_WHAT TO WORK ON_
Begin with the first line of the material and write out each line exactly, ending with the line that contains "return (x - cx) / R, (cy - y) / R". Pictures are not part of the copy.

_MATERIAL_
- - - - - - -

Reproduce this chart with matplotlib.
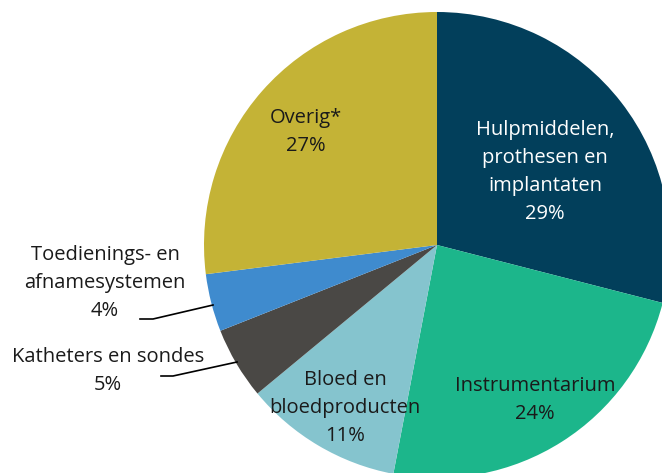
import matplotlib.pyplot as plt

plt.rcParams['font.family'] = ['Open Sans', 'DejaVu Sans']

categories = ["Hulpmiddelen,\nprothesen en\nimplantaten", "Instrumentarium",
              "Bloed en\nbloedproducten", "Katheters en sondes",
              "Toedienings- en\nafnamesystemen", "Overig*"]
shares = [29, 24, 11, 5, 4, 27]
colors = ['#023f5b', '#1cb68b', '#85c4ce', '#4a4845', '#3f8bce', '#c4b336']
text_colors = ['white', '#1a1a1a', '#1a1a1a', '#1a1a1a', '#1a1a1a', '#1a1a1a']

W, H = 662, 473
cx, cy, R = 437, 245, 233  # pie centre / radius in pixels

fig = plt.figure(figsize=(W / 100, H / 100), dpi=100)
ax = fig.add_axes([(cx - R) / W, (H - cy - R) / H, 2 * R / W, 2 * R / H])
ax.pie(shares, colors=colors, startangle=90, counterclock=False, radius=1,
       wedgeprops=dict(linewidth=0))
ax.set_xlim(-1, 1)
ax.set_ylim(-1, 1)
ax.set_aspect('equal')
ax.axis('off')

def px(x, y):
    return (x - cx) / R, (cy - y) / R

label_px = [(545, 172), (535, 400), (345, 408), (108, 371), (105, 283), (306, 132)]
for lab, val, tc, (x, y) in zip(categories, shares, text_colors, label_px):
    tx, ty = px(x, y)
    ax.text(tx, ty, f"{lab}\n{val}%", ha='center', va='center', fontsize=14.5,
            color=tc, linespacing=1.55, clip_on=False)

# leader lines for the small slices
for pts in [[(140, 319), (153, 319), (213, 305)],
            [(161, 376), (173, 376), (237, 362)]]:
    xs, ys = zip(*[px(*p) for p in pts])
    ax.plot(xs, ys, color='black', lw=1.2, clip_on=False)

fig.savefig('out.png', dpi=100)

- - - - - - -

_RESPONSE TO THIS TASK_
Reproduce this chart with matplotlib.
import matplotlib.pyplot as plt

plt.rcParams['font.family'] = ['Open Sans', 'DejaVu Sans']

categories = ["Hulpmiddelen,\nprothesen en\nimplantaten", "Instrumentarium",
              "Bloed en\nbloedproducten", "Katheters en sondes",
              "Toedienings- en\nafnamesystemen", "Overig*"]
shares = [29, 24, 11, 5, 4, 27]
colors = ['#023f5b', '#1cb68b', '#85c4ce', '#4a4845', '#3f8bce', '#c4b336']
text_colors = ['white', '#1a1a1a', '#1a1a1a', '#1a1a1a', '#1a1a1a', '#1a1a1a']

W, H = 662, 473
cx, cy, R = 437, 245, 233  # pie centre / radius in pixels

fig = plt.figure(figsize=(W / 100, H / 100), dpi=100)
ax = fig.add_axes([(cx - R) / W, (H - cy - R) / H, 2 * R / W, 2 * R / H])
ax.pie(shares, colors=colors, startangle=90, counterclock=False, radius=1,
       wedgeprops=dict(linewidth=0))
ax.set_xlim(-1, 1)
ax.set_ylim(-1, 1)
ax.set_aspect('equal')
ax.axis('off')

def px(x, y):
    return (x - cx) / R, (cy - y) / R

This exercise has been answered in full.